Monday, 3 July 2023

Monday 3rd July - a normal Monday?

While we were in the garden yesterday we spent some time wondering the best approach to dealing with one of the big half-barrel planters we bought back in 2015. Both iron hoops were lying at the base, so the staves were only staying upright through habit. We were thinking it might be possible to lift the hoop back up and tap it in place - it worked on one of he other barrels last year.


  This morning the decision was made for us; an unscheduled but urgent job - normal for us! 


Himself has emptied the barrel (four and a half large plastic flowerpots of earth) taking every care to prevent the earth from spilling all over the pebbles. The staves were either rotten or rotting, as was the base, so quite a lot did get into the pebbles in the process, which meant scooping out another large plastic pot of mixed pebbles and soil, and then separating them. However it was a good morning's work, and a sack of wood and two rusty iron hoops for the tip in due course.

I had been planning to plant my marigolds and petunias in the barrel - ah well, I now have a number of  large flowerpots to fill instead!

......

Just look at these beautiful carrots, growing nicely - in the spinach pot... I have no idea how they got there, but thought I may as well let them stay.


....... 

The day has ended with a most annoying piano lesson which left me very cross with the student. I had set just a few scales (they have been on-going for a couple of weeks so I was hoping for some improvement) and to do some work on a piece -not much as she is not doing a lot of practice at the moment. 

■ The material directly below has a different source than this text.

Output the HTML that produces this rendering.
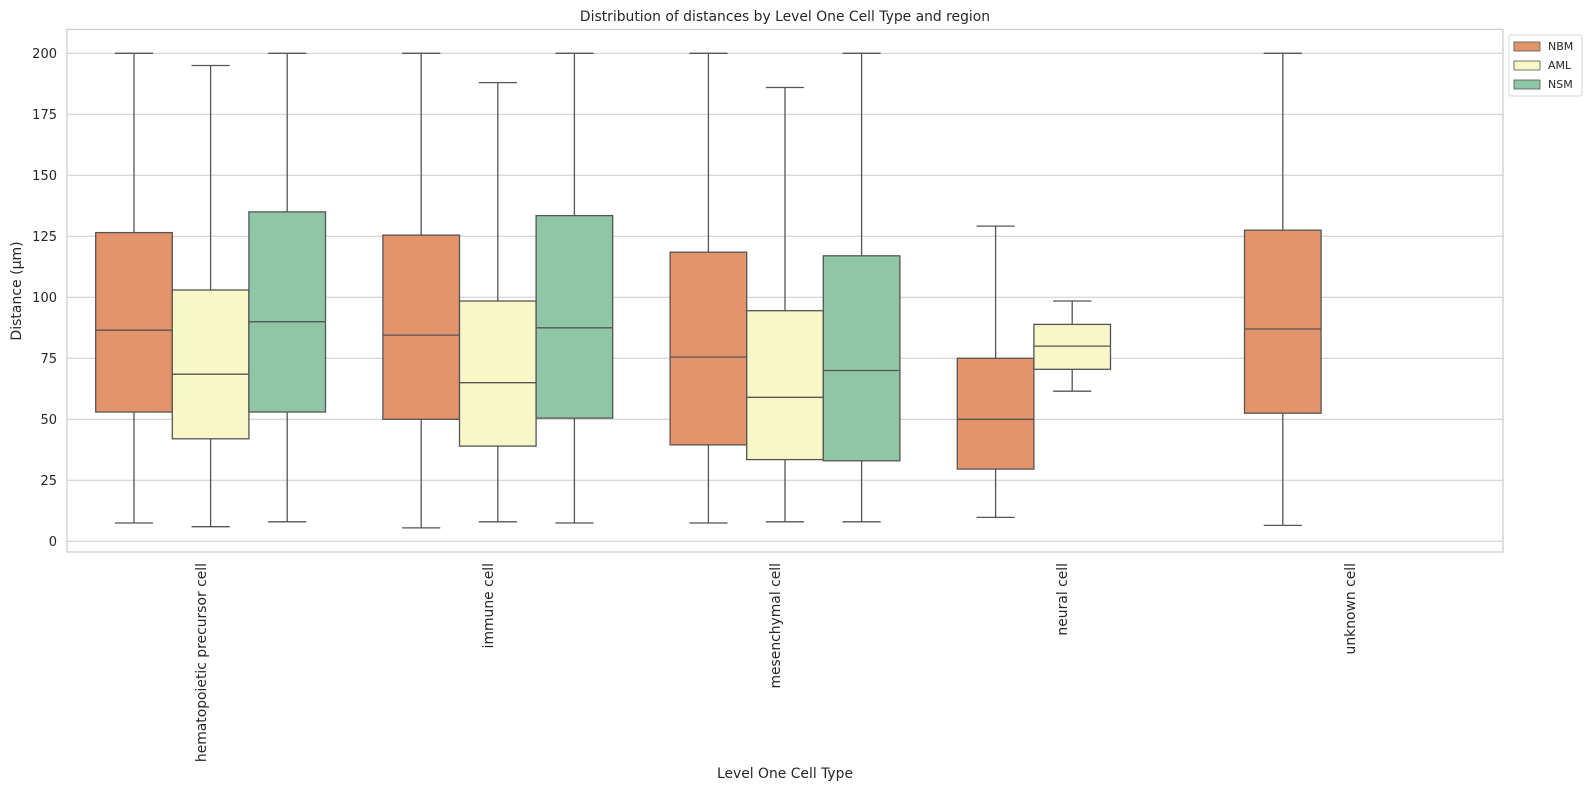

I had already decided to get tough; so we spent the first 10 minutes doing one of the scales properly - it is a difficult one, not something you can blag your way through (G major in thirds, hands separately);  you do have to work at it! So I persisted until she was able to play it.

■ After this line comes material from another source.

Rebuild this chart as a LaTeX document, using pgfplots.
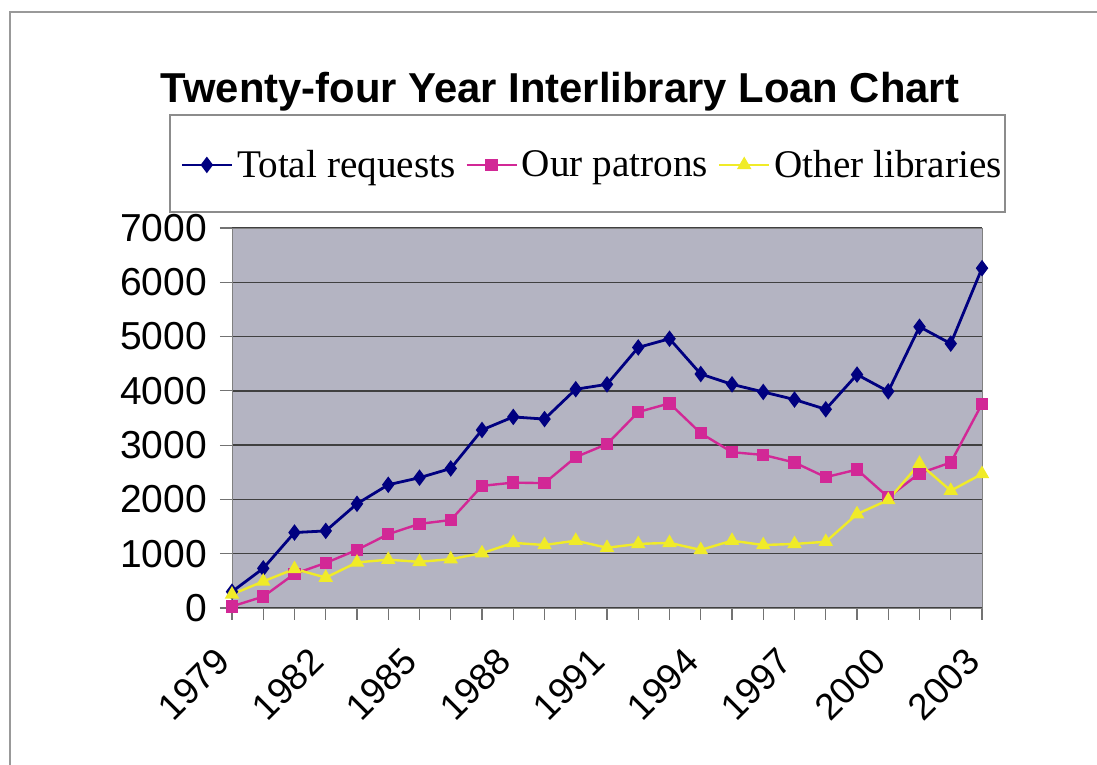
\documentclass[border=0pt]{standalone}
\usepackage{fontspec}
\setmainfont{Liberation Sans}
\newfontfamily\legendfont{Liberation Serif}
\usepackage{pgfplots}
\pgfplotsset{compat=1.18}
\definecolor{plotbg}{RGB}{180,180,194}
\definecolor{tot}{RGB}{0,0,128}
\definecolor{pat}{RGB}{210,40,150}
\definecolor{oth}{RGB}{240,235,40}
\begin{document}
\begin{tikzpicture}[x=0.5pt,y=0.5pt]
\useasboundingbox (0,0) rectangle (1097,765);
\draw[black!40, line width=1pt] (10,0) -- (10,753) -- (1097,753);
\node[font=\bfseries\fontsize{20.9}{24}\selectfont, anchor=base] at (560,662) {Twenty-four Year Interlibrary Loan Chart};
\begin{axis}[
  at={(116pt,78.5pt)}, anchor=south west,
  scale only axis, width=375pt, height=190pt,
  xmin=1979, xmax=2003, ymin=0, ymax=7000,
  axis background/.style={fill=plotbg},
  axis line style={black!50},
  ytick={0,1000,...,7000},
  ymajorgrids, grid style={black!75, line width=0.7pt},
  xtick={1979,1982,...,2003}, minor xtick={1979,...,2003},
  xtick pos=bottom, ytick pos=left,
  tick align=outside, tick style={black!55, line width=0.6pt},
  major tick length=6pt, minor tick length=6pt,
  /pgf/number format/assume math mode=true,
  /pgf/number format/1000 sep={},
  yticklabel style={font=\fontsize{19.5}{20}\selectfont, xshift=-3pt},
  xticklabel style={font=\fontsize{18.5}{20}\selectfont, yshift=-15pt, xshift=-2pt, rotate=45, anchor=east},
  legend columns=3,
  legend style={draw=none, fill=none, at={(-0.0693,1.166)}, anchor=west,
    font=\legendfont\fontsize{19.6}{22}\selectfont,
    /tikz/every even column/.append style={column sep=3pt},
    inner sep=0pt},
  legend image code/.code={\draw[mark repeat=2,mark phase=2] plot coordinates {(0pt,0pt)(12.5pt,0pt)(25pt,0pt)};},
]
\addplot[tot, line width=1.4pt, mark=diamond*, mark size=3pt] coordinates {
(1979,300)(1980,730)(1981,1390)(1982,1420)(1983,1920)(1984,2270)(1985,2400)(1986,2570)(1987,3280)(1988,3520)(1989,3480)(1990,4030)(1991,4120)(1992,4800)(1993,4960)(1994,4310)(1995,4120)(1996,3980)(1997,3840)(1998,3660)(1999,4300)(2000,3990)(2001,5180)(2002,4870)(2003,6260)};
\addlegendentry{Total requests}
\addplot[pat, line width=1.2pt, mark=square*, mark size=2.5pt] coordinates {
(1979,30)(1980,210)(1981,630)(1982,830)(1983,1070)(1984,1360)(1985,1550)(1986,1620)(1987,2250)(1988,2310)(1989,2300)(1990,2780)(1991,3020)(1992,3610)(1993,3770)(1994,3220)(1995,2870)(1996,2820)(1997,2680)(1998,2410)(1999,2550)(2000,2040)(2001,2480)(2002,2680)(2003,3760)};
\addlegendentry{Our patrons}
\addplot[oth, line width=1.2pt, mark=triangle*, mark size=3pt] coordinates {
(1979,250)(1980,490)(1981,720)(1982,560)(1983,840)(1984,890)(1985,850)(1986,900)(1987,1010)(1988,1200)(1989,1160)(1990,1240)(1991,1110)(1992,1180)(1993,1200)(1994,1070)(1995,1240)(1996,1160)(1997,1180)(1998,1220)(1999,1730)(2000,1990)(2001,2660)(2002,2160)(2003,2470)};
\addlegendentry{Other libraries}
\end{axis}
\draw[black!45, line width=0.8pt] (170,553) rectangle (1005,650);
\end{tikzpicture}
\end{document}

Then we moved onto the next one... same story, and another ten minutes gone.

And the next...

We were had reached the last five minutes of her lesson before it was time to look at the piece - it's a Grade 7 Haydn sonata, and again not something you can bluff your way through. We have already spent tine going through it in detail including how to learn it and how to practice it.  

'How have you got on? Which bit have you been working on?' I asked.

'Oh, I just sight-read through it a few times,' she eventually replied, not looking at me. I nearly ended the zoom call then and there - I have been having this battle with her for YEARS. But... I pushed through ten minutes of Proper Learning for just the first 6 bars until she could play them accurately without mistakes. She is probably still muttering...

I have some sympathy for her; if you don't practise regularly you don't make progress, and every time you go play you find that you are no better, or perhaps even worse, and a cycle of discouragement can set in. Biting the bullet - getting the job done - these are the sort of things that everyone has to learn at some stage, but the process of learning this lesson is not a wonderful experience.   

Learning an instrument is about so much more than learning to play the instrument.

Next week is the last lesson of term... then a blissful summer break for both of us!

............

Soup for supper;

I had saved the scraps from ends of salad onions, tough asparagus trimmings, and trimmings from broccoli and used these to make stock. Yesterday I had some of the cooked asparagus in my potato and spring onion salad, and today I used the rest of the asparagus and cold potatoes, with the stock, salt, pepper, lemon etc to make a delicious soup, which has almost restored my mood. A couple of chocolate oatcakes finished the job nicely.